More than a quarter (26%) said that they had been harassed because of their gender. "The women don’t get respect. People here rob us, they hit us, and everything…. because they know we can’t defend ourselves," Carla, a Harlem-based vendor, said. "They insult us. But what are you going to do? When we call the police, they don’t come. Like the day when a woman came and stabbed me in the face. Three people called the police, and until today they still have not come. Because they don’t help us."
How can the city improve the experiences—and by extension, the livelihoods—for these women and others like them? The SVP is urging the City Council and Mayor Bill de Blasio to support legislation that would increase the number of permits that are issued to street vendors, which would allow more of them to work legally, instead of being terrified of fines, arrests, or losing their sole source of income. (It could also put a dent in the black market, where a $200 permit can sell for upwards of $25,000 per year.)

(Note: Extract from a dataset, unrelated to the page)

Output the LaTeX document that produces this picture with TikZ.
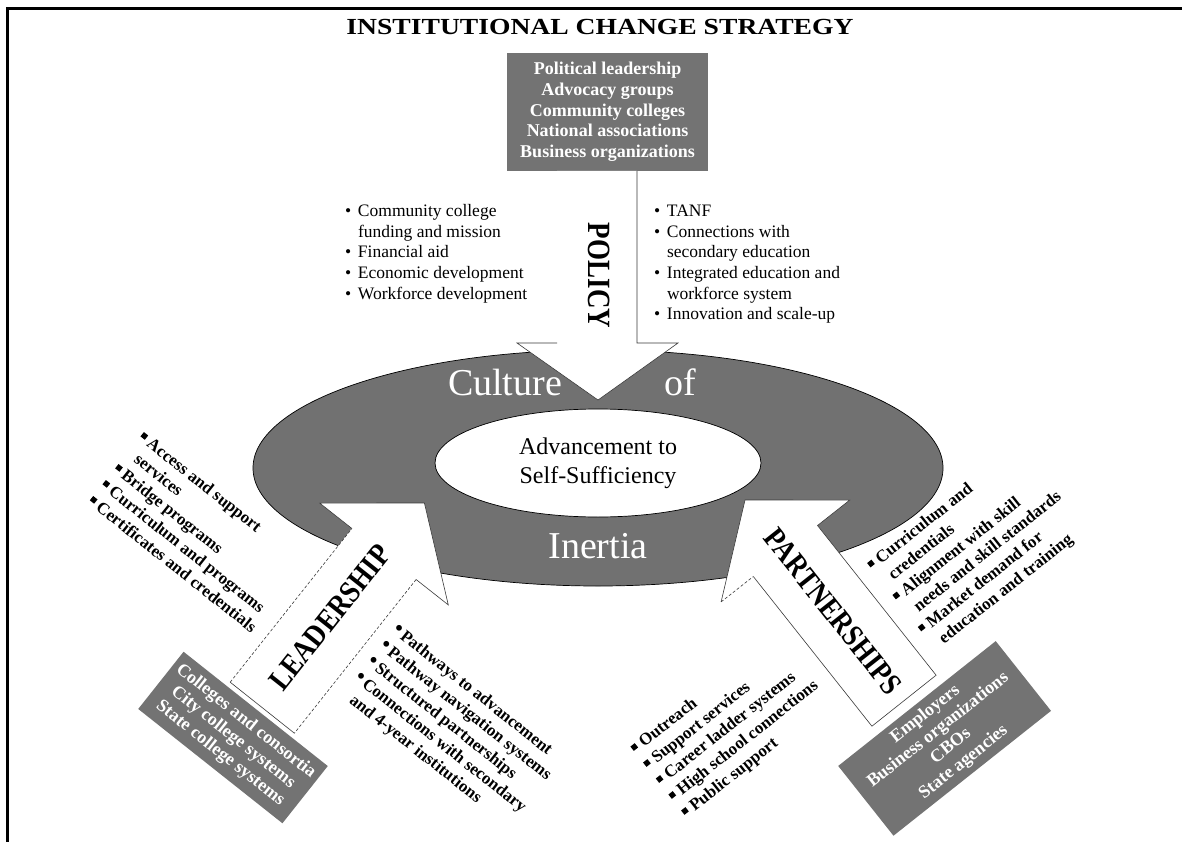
\documentclass[tikz,border=0pt]{standalone}
\usepackage{fontspec}
\setmainfont{Liberation Serif}
\usepackage{graphicx}
\definecolor{ringgray}{HTML}{717171}
\definecolor{boxgray}{HTML}{737373}
\definecolor{edgec}{HTML}{3A3A3A}
\newcommand\rowbox[1]{\hbox{#1}}
\newcommand\sqb{\makebox[10pt][l]{\raisebox{4pt}{\rule{5.5pt}{5.5pt}}}}
\newcommand\rdb{\makebox[10pt][l]{\raisebox{0.5pt}{\scalebox{1.25}{\textbullet}}}}
\newcommand\pb{\makebox[13pt][l]{\textbullet}}
\newcommand\indt{\hspace*{10pt}}
\newcommand\indp{\hspace*{13pt}}
\begin{document}
\begin{tikzpicture}[x=1pt,y=-1pt,
  txt/.style={inner sep=0pt,outer sep=0pt},
  polist/.style={txt,anchor=base west,font=\fontsize{17.5}{20.5}\selectfont},
  blist/.style={txt,anchor=base west,font=\fontsize{17}{20.4}\selectfont\bfseries},
  graybox/.style={fill=boxgray,text=white,inner sep=0pt,align=center,font=\fontsize{17.5}{20.5}\selectfont\bfseries},
  bigword/.style={txt,text=white,font=\fontsize{38}{38}\selectfont},
  armword/.style={txt,font=\fontsize{27}{27}\selectfont\bfseries},
  outl/.style={draw=edgec,line width=0.6pt},
  doutl/.style={outl,dash pattern=on 3pt off 2pt},
  whitefill/.style={fill=white}]
\useasboundingbox (0,0) rectangle (1182,842);
\fill[white] (0,0) rectangle (1182,842);
% frame
\draw[line width=3pt] (7.5,842) -- (7.5,8.5) -- (1182,8.5);
% title
\node[txt,font=\fontsize{23}{23}\selectfont\bfseries] (title) at (600,27.5) {\scalebox{1.2}[1]{INSTITUTIONAL CHANGE STRATEGY}};
% source box top
\node[graybox,minimum width=201pt,minimum height=118pt,font=\fontsize{18}{20.7}\selectfont\bfseries] (src) at (607.5,112)
 {Political leadership\\Advocacy groups\\Community colleges\\National associations\\Business organizations};
% ring
\path[fill=ringgray,draw=black,line width=0.7pt,even odd rule]
  (598,468) ellipse [x radius=345pt,y radius=118pt]
  (598,463) ellipse [x radius=163pt,y radius=54pt];
% policy arrow
\coordinate (poA) at (637,171);
\coordinate (poB) at (637,343);
\coordinate (poC) at (678,343);
\coordinate (poT) at (598,400);
\coordinate (poD) at (517,343);
\coordinate (poE) at (557,343);
\coordinate (poF) at (557,171);
\fill[whitefill] (poA) -- (poB) -- (poC) -- (poT) -- (poD) -- (poE) -- (poF) -- cycle;
\draw[outl] (poA) -- (poB) -- (poC) -- (poT) -- (poD) -- (poE);
% leadership arrow
\coordinate (lT) at (424.4,503);
\coordinate (lR) at (448.3,604.9);
\coordinate (lCr) at (416.1,579.5);
\coordinate (lTr) at (294.4,733.2);
\coordinate (lTl) at (230.2,682.2);
\coordinate (lCl) at (351.9,528.5);
\coordinate (lL) at (319.7,503.1);
\fill[whitefill] (lT) -- (lR) -- (lCr) -- (lTr) -- (lTl) -- (lCl) -- (lL) -- cycle;
\draw[outl] (lCl) -- (lL) -- (lT) -- (lR) -- (lCr);
\draw[doutl] (lCr) -- (lTr);
\draw[outl] (lTr) -- (lTl);
\draw[doutl] (lTl) -- (lCl);
% partnerships arrow
\coordinate (pT) at (745,500);
\coordinate (pF) at (849.7,500.1);
\coordinate (pCr) at (817.5,525.5);
\coordinate (pCrt) at (936.1,675.2);
\coordinate (pClt) at (871.9,726.2);
\coordinate (pCl) at (753.3,576.5);
\coordinate (pN) at (721.1,601.9);
\fill[whitefill] (pT) -- (pF) -- (pCr) -- (pCrt) -- (pClt) -- (pCl) -- (pN) -- cycle;
\draw[outl] (pCl) -- (pClt) -- (pCrt) -- (pCr) -- (pF) -- (pT) -- (pN);
\draw[doutl] (pN) -- (pCl);
% ring words
\node[bigword] (cult) at (505,382) {Culture};
\node[bigword] (of) at (680,382) {of};
\node[bigword] (inert) at (598,546) {Inertia};
\node[txt,align=center,font=\fontsize{24}{29}\selectfont] (adv) at (598,463) {Advancement to\\Self-Sufficiency};
% arrow words
\node[armword,rotate=-90] (pol) at (599,275.5) {\scalebox{1}[1.2]{POLICY}};
\node[armword,rotate=51.6] (lead) at (330,617.5) {\scalebox{1}[1.15]{LEADERSHIP}};
\node[armword,rotate=-51.6] (part) at (833,611.5) {\scalebox{0.98}[1.15]{PARTNERSHIPS}};
% policy lists
\node[polist] (pl) at (345,217) {\vtop{\rowbox{\pb Community college}\rowbox{\indp funding and mission}\rowbox{\pb Financial aid}\rowbox{\pb Economic development}\rowbox{\pb Workforce development}}};
\node[polist] (pr) at (654,217) {\vtop{\rowbox{\pb TANF}\rowbox{\pb Connections with}\rowbox{\indp secondary education}\rowbox{\pb Integrated education and}\rowbox{\indp workforce system}\rowbox{\pb Innovation and scale-up}}};
% source boxes
\node[graybox,rotate=-38.4,minimum width=184pt,minimum height=73pt,font=\fontsize{18}{20.5}\selectfont\bfseries] (lbox) at (233,737.5)
 {Colleges and consortia\\City college systems\\State college systems};
\node[graybox,rotate=38.4,minimum width=201pt,minimum height=89pt,font=\fontsize{18}{20.5}\selectfont\bfseries] (pbox) at (944.6,738.4)
 {Employers\\Business organizations\\CBOs\\State agencies};
% rotated lists
\node[blist,rotate=-38.4] (lu) at (138,439.5) {\vtop{\rowbox{\sqb Access and support}\rowbox{\indt services}\rowbox{\sqb Bridge programs}\rowbox{\sqb Curriculum and programs}\rowbox{\sqb Certificates and credentials}}};
\node[blist,rotate=-38.4] (ll) at (391.5,631.9) {\vtop{\rowbox{\rdb Pathways to advancement}\rowbox{\rdb Pathway navigation systems}\rowbox{\rdb Structured partnerships}\rowbox{\rdb Connections with secondary}\rowbox{\indt and 4-year institutions}}};
\node[blist,rotate=38.4] (ru) at (873,570.5) {\vtop{\rowbox{\sqb Curriculum and}\rowbox{\indt credentials}\rowbox{\sqb Alignment with skill}\rowbox{\indt needs and skill standards}\rowbox{\sqb Market demand for}\rowbox{\indt education and training}}};
\node[blist,rotate=38.4] (lr) at (636.3,754) {\vtop{\rowbox{\sqb Outreach}\rowbox{\sqb Support services}\rowbox{\sqb Career ladder systems}\rowbox{\sqb High school connections}\rowbox{\sqb Public support}}};
\end{tikzpicture}
\end{document}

The group also encourages the NYPD to consider "emphasizing the protection of vendors" and realizing that they can be valuable resources in the community, when it comes to observing or reporting real crimes. "This would improve public safety, while also aligning with New York's 'Sanctuary City' policy of protecting immigrant populations," the SVP wrote.
The SVP has also tasked itself with finding ways to make its own services more available to women who live and work in the outer boroughs, to finding ways for vendors to participate in street fairs and other events that don't require vending permits, and doing what it can to formally connect female vendors, so they can share resources ranging from kitchen equipment to child care.
Hopefully, the survey wil be expanded and conducted annually. And, with some help from the city and the cops, perhaps some of those hard-working women will be able to provide more positive answers next year.